One of the lectionary texts for this week is 1 John 5:1-6 in case you would like to read it. I will quote from it in certain places but it is my inspiration if you will, for this note. There was a time when I was younger where I felt as though I lived two separate lives or in two separate worlds. Growing up after my mom married my step dad I was in a weird place. I didn’t exactly like the idea of change and was very attached to my grand mother. I would spend the week days with at home and would spend just about every weekend at my grand mothers. This had always been the case even before my mother remarried but became different at this point in my life. I also spent much if not all of my summer with my grandmother. I felt as though I had two lives, the one with my parents and the one with my grand parents. I the same token I felt like I had two worlds that I lived in, the one where I went to school and the one where I went to church. Seeing as how I didn’t go to church in the same town i went to school these two were seperate. I had a group of friends for school and a group for church.
The people at church knew that I wanted to become a minister but the people that I went school with didn’t as much. Its not really cool when you are in high school to tell people you want to be a preacher, doesn’t really send the girls flocking to you. But I always felt at home in the church, it was quite literally my sanctuary. It was where I felt comfortable and where I went when I wanted to feel closer to God, when I wanted to make sure that God heard me. It wasn’t until i was older that these two worlds started to come together. I think going to Lon Morris College (a methodist junior college) maybe this possible. I was in a mixed environment of secular (for lack of a better word) and religious. In this environment I was able to merge the two worlds and become comfortable with who i was and who I would become. being around others who wanted to go into ministry gave me both a feeling of comfort and a feeling that I wasn’t alone. There was a strong sense of community at Lon Morris College and I attribute so much of who I am to the teachers and ministers that taught me and became my friends.
I feel like I was blessed because I was given an opportunity to mold my two worlds together into one world. Or more precisely I was allowed to let the part of me that was real and true to what God had created me to be, to shine through no matter where I was. There is a problem in the church that has become the church, and it is the problem of the two worlds. It is the idea that there is the world that we speak of inside the walls of the church, often times seen as idealistic and the world outside the church that is more realistic. Something happens to us when we leave the church and all the worries and problems of the world take over our lives and the idealistic parts of who we are and what we can accomplish get pushed aside. Being a political science major I seem to always revert back to political science but I see this so often in the way we view politics. I will use this example only because it is relevant to the topic at hand and not to get into a debate over who knew what but we look at the issue of torture. Inside the walls of a church the idea of torture is inconceivable in my mind. The idea that we would, even for safety, torture other human beings is completely incompatible with the teachings of Christ. Yet when we step out into the real world the issue becomes foggier. Its not quite as easy a decision for us. Another issue is War, it is incompatible with the teachings of Christ but outside the walls of the church we see it as a necessary evil at times.

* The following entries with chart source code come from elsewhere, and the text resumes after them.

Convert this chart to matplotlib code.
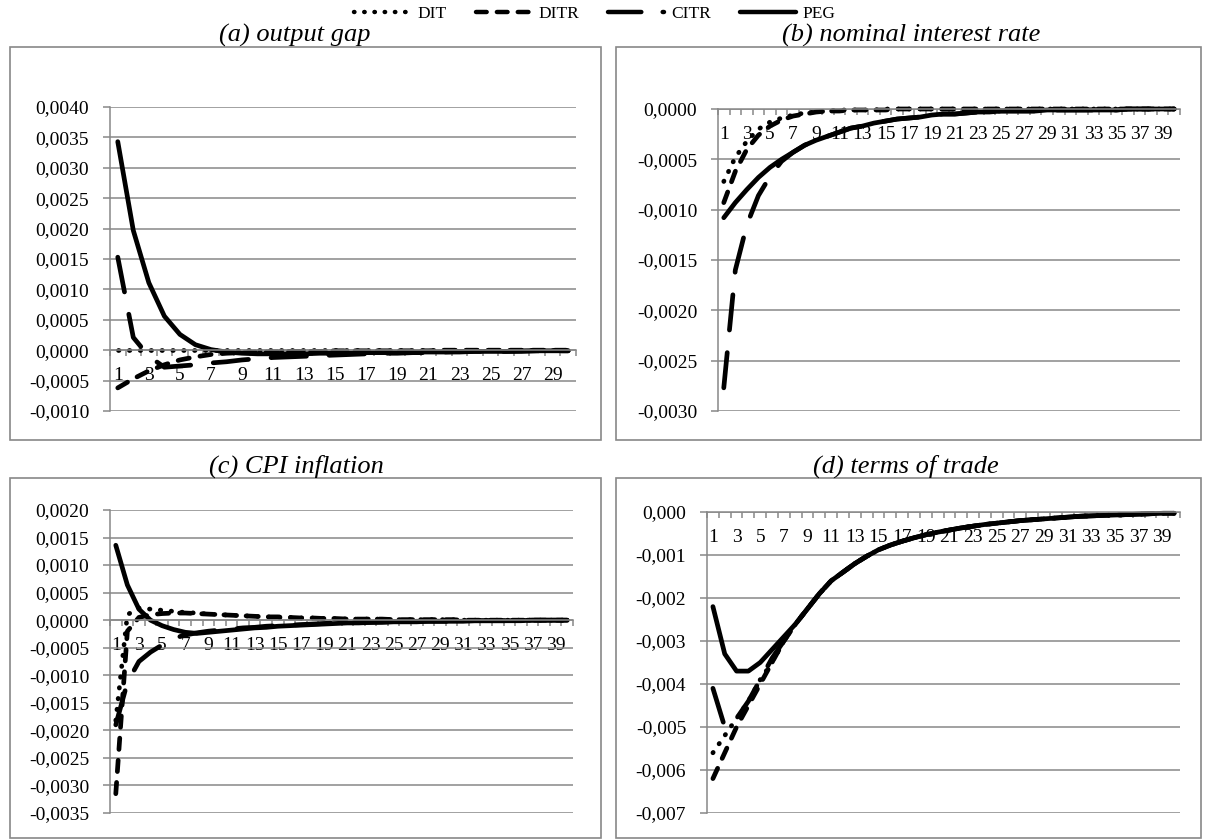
import numpy as np
import matplotlib
matplotlib.use("Agg")
import matplotlib.pyplot as plt
from matplotlib.lines import Line2D
from matplotlib.patches import Rectangle
from matplotlib.ticker import FuncFormatter

plt.rcParams['font.family'] = ['Liberation Serif', 'DejaVu Serif']

# ------------------------------------------------------------------
# Impulse responses
# ------------------------------------------------------------------

# (a) output gap, 30 periods
dit_a = [0.0] * 30
ditr_a = [-0.00062, -0.00047, -0.00034, -0.00024, -0.00016, -0.00011, -0.00007, -0.00005,
          -0.00004, -0.00003, -0.00003, -0.00002, -0.00002, -0.00002, -0.00001, -0.00001,
          -0.00001, -0.00001, -0.00001, -0.00001, -0.00001, 0.0, 0.0, 0.0, 0.0, 0.0, 0.0,
          0.0, 0.0, 0.0]
citr_a = [0.00153, 0.00021, -0.00010, -0.00028, -0.00026, -0.00024, -0.00021, -0.00019,
          -0.00016, -0.00014, -0.00012, -0.00011, -0.00010, -0.00009, -0.00008, -0.00007,
          -0.00006, -0.00005, -0.00005, -0.00004, -0.00004, -0.00003, -0.00003, -0.00002,
          -0.00002, -0.00002, -0.00002, -0.00001, -0.00001, -0.00001]
peg_a = [0.00343, 0.00197, 0.00111, 0.00056, 0.00026, 0.00009, 0.00001, -0.00003,
         -0.00005, -0.00006, -0.00006, -0.00006, -0.00006, -0.00005, -0.00005, -0.00005,
         -0.00004, -0.00004, -0.00004, -0.00003, -0.00003, -0.00003, -0.00002, -0.00002,
         -0.00002, -0.00002, -0.00001, -0.00001, -0.00001, -0.00001]

# (b) nominal interest rate, 40 periods
dit_b = [-0.00072, -0.00048, -0.00032, -0.00020, -0.00013, -0.00009, -0.00006, -0.00004,
         -0.00003, -0.00002, -0.00001, -0.00001, -0.00001, -0.00001, 0.0, 0.0, 0.0, 0.0,
         0.0, 0.0, 0.0, 0.0, 0.0, 0.0, 0.0, 0.0, 0.0, 0.0, 0.0, 0.0, 0.0, 0.0, 0.0, 0.0,
         0.0, 0.0, 0.0, 0.0, 0.0, 0.0]
ditr_b = [-0.00093, -0.00062, -0.00040, -0.00026, -0.00017, -0.00011, -0.00007, -0.00005,
          -0.00003, -0.00002, -0.00002, -0.00001, -0.00001, -0.00001, -0.00001, 0.0, 0.0,
          0.0, 0.0, 0.0, 0.0, 0.0, 0.0, 0.0, 0.0, 0.0, 0.0, 0.0, 0.0, 0.0, 0.0, 0.0, 0.0,
          0.0, 0.0, 0.0, 0.0, 0.0, 0.0, 0.0]
citr_b = [-0.00277, -0.00160, -0.00115, -0.00086, -0.00067, -0.00052, -0.00043, -0.00036,
          -0.00031, -0.00027, -0.00023, -0.00019, -0.00017, -0.00014, -0.00012, -0.00010,
          -0.00009, -0.00008, -0.00006, -0.00005, -0.00005, -0.00004, -0.00003, -0.00003,
          -0.00002, -0.00002, -0.00002, -0.00002, -0.00001, -0.00001, -0.00001, -0.00001,
          -0.00001, -0.00001, -0.00001, 0.0, 0.0, 0.0, 0.0, 0.0]
peg_b = [-0.00108, -0.00093, -0.00080, -0.00068, -0.00058, -0.00050, -0.00043, -0.00036,
         -0.00031, -0.00027, -0.00023, -0.00019, -0.00017, -0.00014, -0.00012, -0.00010,
         -0.00009, -0.00008, -0.00006, -0.00005, -0.00005, -0.00004, -0.00003, -0.00003,
         -0.00002, -0.00002, -0.00002, -0.00002, -0.00001, -0.00001, -0.00001, -0.00001,
         -0.00001, -0.00001, -0.00001, 0.0, 0.0, 0.0, 0.0, 0.0]

# (c) CPI inflation, 40 periods
dit_c = [-0.00182, 0.00010, 0.00022, 0.00020, 0.00018, 0.00016, 0.00014, 0.00013,
         0.00011, 0.00010, 0.00009, 0.00008, 0.00007, 0.00006, 0.00005, 0.00005, 0.00004,
         0.00004, 0.00003, 0.00003, 0.00002, 0.00002, 0.00002, 0.00002, 0.00001, 0.00001,
         0.00001, 0.00001, 0.00001, 0.00001, 0.0, 0.0, 0.0, 0.0, 0.0, 0.0, 0.0, 0.0, 0.0, 0.0]
ditr_c = [-0.00315, -0.00020, 0.00005, 0.00010, 0.00012, 0.00013, 0.00013, 0.00012,
          0.00011, 0.00010, 0.00009, 0.00008, 0.00007, 0.00006, 0.00006, 0.00005, 0.00004,
          0.00004, 0.00003, 0.00003, 0.00002, 0.00002, 0.00002, 0.00002, 0.00001, 0.00001,
          0.00001, 0.00001, 0.00001, 0.00001, 0.0, 0.0, 0.0, 0.0, 0.0, 0.0, 0.0, 0.0, 0.0, 0.0]
citr_c = [-0.00190, -0.00113, -0.00075, -0.00058, -0.00045, -0.00033, -0.00027, -0.00023,
          -0.00020, -0.00018, -0.00016, -0.00014, -0.00013, -0.00011, -0.00010, -0.00009,
          -0.00008, -0.00007, -0.00006, -0.00005, -0.00005, -0.00004, -0.00004, -0.00003,
          -0.00003, -0.00003, -0.00002, -0.00002, -0.00002, -0.00002, -0.00001, -0.00001,
          -0.00001, -0.00001, -0.00001, 0.0, 0.0, 0.0, 0.0, 0.0]
peg_c = [0.00136, 0.00064, 0.00020, 0.00000, -0.00010, -0.00017, -0.00022, -0.00024,
         -0.00022, -0.00020, -0.00018, -0.00016, -0.00014, -0.00013, -0.00011, -0.00010,
         -0.00009, -0.00008, -0.00007, -0.00006, -0.00005, -0.00005, -0.00004, -0.00004,
         -0.00003, -0.00003, -0.00003, -0.00002, -0.00002, -0.00002, -0.00002, -0.00001,
         -0.00001, -0.00001, -0.00001, -0.00001, 0.0, 0.0, 0.0, 0.0]

# (d) terms of trade, 40 periods
tail_d = [-0.0030, -0.0026, -0.00225, -0.0019, -0.0016, -0.0014, -0.0012, -0.00103,
          -0.00088, -0.00077, -0.00068, -0.00060, -0.00053, -0.00047, -0.00042, -0.00037,
          -0.00033, -0.00029, -0.00026, -0.00023, -0.00020, -0.00018, -0.00016, -0.00014,
          -0.00012, -0.00010, -0.00009, -0.00008, -0.00007, -0.00006, -0.00005, -0.00004,
          -0.00003, -0.00003]
dit_d = [-0.0056, -0.0052, -0.0048, -0.0044, -0.0039, -0.0035] + tail_d
ditr_d = [-0.0062, -0.0056, -0.0050, -0.0045, -0.0040, -0.0035] + tail_d
citr_d = [-0.0041, -0.0050, -0.0048, -0.0044, -0.0039, -0.0034] + tail_d
peg_d = [-0.0022, -0.0033, -0.0037, -0.0037, -0.0035, -0.0032] + [-0.0029] + tail_d[1:]

# ------------------------------------------------------------------
W, H = 1210, 839
fig = plt.figure(figsize=(W / 100, H / 100), dpi=100)

GRID = '#888888'
styles = {
    'DIT':  dict(linestyle=(0, (0.1, 2.2)), dash_capstyle='round'),
    'DITR': dict(linestyle=(0, (2.4, 2.3)), dash_capstyle='round'),
    'CITR': dict(linestyle=(0, (7.5, 4.8)), dash_capstyle='round'),
    'PEG':  dict(linestyle='-', solid_capstyle='round'),
}
LW = 3.4
TICK_FS = 14


def px_axes(left, top, right, bottom):
    return fig.add_axes([left / W, 1 - bottom / H, (right - left) / W, (bottom - top) / H])


def box(left, top, right, bottom):
    fig.patches.append(Rectangle((left / W, 1 - bottom / H), (right - left) / W,
                                 (bottom - top) / H, transform=fig.transFigure,
                                 fill=False, edgecolor=GRID, linewidth=1.2))


def panel(ax, series, ylo, yhi, ystep, ndec):
    n = len(series[0][1])
    t = np.arange(1, n + 1)
    for name, vals in series:
        ax.plot(t, vals, color='black', linewidth=LW, clip_on=False, **styles[name])
    ax.set_xlim(0.5, n + 0.5)
    ax.set_ylim(ylo, yhi)
    ax.set_yticks(np.arange(ylo, yhi + ystep / 2, ystep))
    ax.yaxis.set_major_formatter(FuncFormatter(
        lambda v, p: ('{:.%df}' % ndec).format(0.0 if abs(v) < 1e-12 else v).replace('.', ',')))
    ax.grid(axis='y', color=GRID, linewidth=1.1)
    ax.set_axisbelow(True)
    for s in ['top', 'right']:
        ax.spines[s].set_visible(False)
    ax.spines['left'].set_color(GRID)
    ax.spines['left'].set_linewidth(1.1)
    ax.spines['bottom'].set_position(('data', 0))
    ax.spines['bottom'].set_color(GRID)
    ax.spines['bottom'].set_linewidth(1.1)
    ax.set_xticks(np.arange(1, n + 1, 2))
    ax.set_xticklabels([str(k) for k in range(1, n + 1, 2)])
    ax.set_xticks(np.arange(0.5, n + 1, 1), minor=True)
    ax.tick_params(axis='x', which='major', length=0, pad=12, labelsize=TICK_FS)
    ax.tick_params(axis='x', which='minor', length=4, width=1.1, color=GRID, direction='out')
    ax.tick_params(axis='y', length=5, width=1.1, color=GRID, pad=10, labelsize=TICK_FS)


# chart area boxes
box(10, 47, 601, 440)
box(616, 47, 1201, 440)
box(10, 478, 601, 838)
box(616, 478, 1201, 838)

ax_a = px_axes(110, 107, 576, 411)
panel(ax_a, [('DIT', dit_a), ('DITR', ditr_a), ('CITR', citr_a), ('PEG', peg_a)],
      -0.0010, 0.0040, 0.0005, 4)

ax_b = px_axes(718, 109, 1180, 411)
panel(ax_b, [('DIT', dit_b), ('DITR', ditr_b), ('CITR', citr_b), ('PEG', peg_b)],
      -0.0030, 0.0, 0.0005, 4)

ax_c = px_axes(110, 510, 573, 813)
panel(ax_c, [('DIT', dit_c), ('DITR', ditr_c), ('CITR', citr_c), ('PEG', peg_c)],
      -0.0035, 0.0020, 0.0005, 4)

ax_d = px_axes(707, 512, 1180, 813)
panel(ax_d, [('DIT', dit_d), ('DITR', ditr_d), ('CITR', citr_d), ('PEG', peg_d)],
      -0.007, 0.0, 0.001, 3)

# panel titles
title_kw = dict(fontsize=19, style='italic', ha='center', va='center')
fig.text(295 / W, 1 - 35 / H, '(a) output gap', **title_kw)
fig.text(911 / W, 1 - 35 / H, '(b) nominal interest rate', **title_kw)
fig.text(296 / W, 1 - 466 / H, '(c) CPI inflation', **title_kw)
fig.text(906 / W, 1 - 466 / H, '(d) terms of trade', **title_kw)

# legend
handles = [Line2D([], [], color='black', linewidth=3.2, **styles[k])
           for k in ['DIT', 'DITR', 'CITR', 'PEG']]
fig.legend(handles, ['DIT', 'DITR', 'CITR', 'PEG'], loc='center',
           bbox_to_anchor=(595 / W, 1 - 14 / H), ncol=4, frameon=False,
           fontsize=12.5, handlelength=3.2, handletextpad=0.4, columnspacing=1.7)

fig.savefig('out.png', dpi=100)
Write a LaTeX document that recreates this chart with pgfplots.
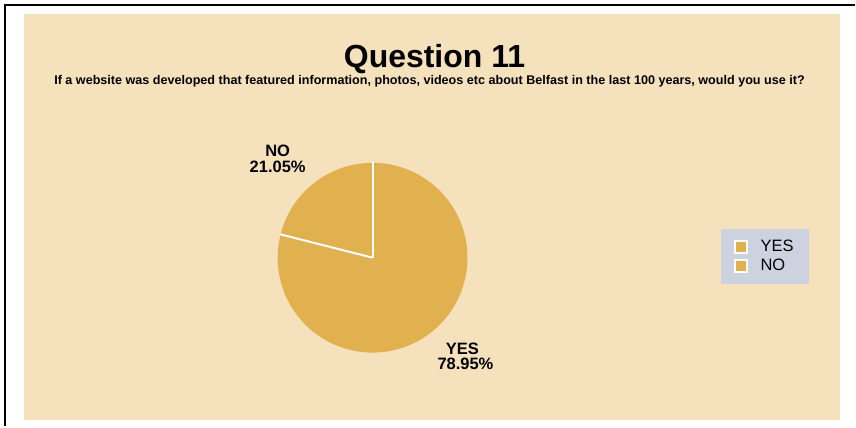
\documentclass[border=0pt]{standalone}
\usepackage{pgfplots}
\pgfplotsset{compat=1.18}
\usepackage{pgfplotstable}
\usepackage{fontspec}
\setmainfont{Liberation Sans}
\definecolor{panel}{HTML}{F5E2BC}
\definecolor{piecol}{HTML}{E1B04F}
\definecolor{legbg}{HTML}{CDD2E0}
\pgfplotstableread{
label value
YES 78.95
NO 21.05
}\piedata
\begin{document}
\begin{tikzpicture}
\pgfplotstablegetelem{0}{value}\of\piedata \let\yesval\pgfplotsretval
\pgfplotstablegetelem{1}{value}\of\piedata \let\noval\pgfplotsretval
\pgfmathsetmacro{\angA}{90}
\pgfmathsetmacro{\angB}{90+3.6*\noval}
\pgfmathsetmacro{\angC}{\angB+3.6*\yesval}
\begin{axis}[
  x=1pt, y=1pt, xmin=0, xmax=856, ymin=0, ymax=427,
  scale only axis, hide axis, clip=false, disabledatascaling,
  legend style={at={(0.8435,0.4637)}, anchor=north west, fill=legbg, draw=none,
    font=\fontsize{16.5}{18}\selectfont, inner xsep=13pt, inner ysep=9.5pt,
    row sep=2pt, column sep=11pt, legend cell align=left},
  legend image code/.code={\draw[#1] (0pt,-6pt) rectangle (12pt,6pt);},
]
% background
\fill[white] (axis cs:0,0) rectangle (axis cs:856,427);
\fill[panel] (axis cs:24,7) rectangle (axis cs:841,413);
\draw[black, line width=2pt] (axis cs:5,0) -- (axis cs:5,422) -- (axis cs:856,422);
% pie
\fill[piecol] (axis cs:373,169) -- ++(\angA:95pt) arc[start angle=\angA, end angle=\angB, radius=95pt] -- cycle;
\fill[piecol] (axis cs:373,169) -- ++(\angB:95pt) arc[start angle=\angB, end angle=\angC, radius=95pt] -- cycle;
\draw[white, line width=2pt] (axis cs:373,169) -- ++(\angA:95.5pt);
\draw[white, line width=2pt] (axis cs:373,169) -- ++(\angB:95.5pt);
% labels
\node[anchor=base, font=\fontsize{16.5}{18}\selectfont\bfseries, inner sep=0pt] at (axis cs:278,270) {NO};
\node[anchor=base, font=\fontsize{16.5}{18}\selectfont\bfseries, inner sep=0pt] at (axis cs:278,254) {21.05\%};
\node[anchor=base, font=\fontsize{16.5}{18}\selectfont\bfseries, inner sep=0pt] at (axis cs:463,72) {YES};
\node[anchor=base, font=\fontsize{16.5}{18}\selectfont\bfseries, inner sep=0pt] at (axis cs:466,57) {78.95\%};
% titles
\node[anchor=base, font=\fontsize{32}{36}\selectfont\bfseries, inner sep=0pt] at (axis cs:435,359) {Question 11};
\node[anchor=base, font=\fontsize{12.6}{14}\selectfont\bfseries, inner sep=0pt] at (axis cs:430,342) {If a website was developed that featured information, photos, videos etc about Belfast in the last 100 years, would you use it?};
% legend
\addlegendimage{fill=piecol, draw=white, line width=1.2pt}
\addlegendentry{YES}
\addlegendimage{fill=piecol, draw=white, line width=1.2pt}
\addlegendentry{NO}
\end{axis}
\end{tikzpicture}
\end{document}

Along with these idea we often times find it burdensome to take on what we are charged to do in church. We find it difficult to find the time to feed the poor or help the needy. We find it difficult to squeeze in the time to visit someone and if we do find the time and actually do it we feel sometimes as if it is a burden of sorts, one we may gladly bear but one all the same. The reason that I cannot sleep is because I feel inspired to say at this point in time two things. First that the ways of Christ are not burdensome they are a gift and if we are living in two worlds it is time to stand up and say enough.
1 John 5:3 says this : “3For the love of God is this, that we obey his commandments. And his commandments are not burdensome,” God did not give us these commandments so that we would be weighed down by the burden of try to live this way or that but so that we would be free. To me it seems quite simple, “Love God, and Love your Neighbor as yourself.” I know your thinking well its harder than it seems and it may be but only because of how we live our lives not because God wanted to be burdensome. In fact I feel personally called to live a simple life much like the lives of the people in the early church. I don’t need a big house or a fancy car, the newest this and or the latest that. I have in the past few months come to terms with the fact that I will never live that sort of a life of excess because I personally believe that a life lived in excess is not what I am called to. I feel as christians we are called to a life of simplicity, and that life is not burdensome but yet rewarding and meaningful in a way that is immeasurable. What is more burdensome, tons of credit card debt and loan payments and living above your means or even right at your means, or living a life where simplicity is key and not having debt and trying to “keep up with the Jones’” as my mother would say.
There is something that happens to us when we decide to live a simple life, we are freed from so much worry that we are able to focus on what really matters, others. God’s commandments are not burdensome, they are a gift, a gift so often times view by the world as a burden.
And here comes what I stared at and stared at before I felt as though I got it, this is the greatness of God. “And this is the victory that conquers the world, our faith. 5Who is it that conquers the world but the one who believes that Jesus is the Son of God?” 1 John 5:4 I wrestled with this because I had to cut through the war like metaphors to get to the real substance. If you were to read this and simply take it for what it says then you would see that our faith is what allows us to conquer the world, but we think of it as conquering or taking something over, but what if the writer is not say in conquer in terms of taking over but merely breaking the hold. Jesus conquered sin and death through the resurrection and in the same token we can conquer the world through our faith. In our faith we are set free.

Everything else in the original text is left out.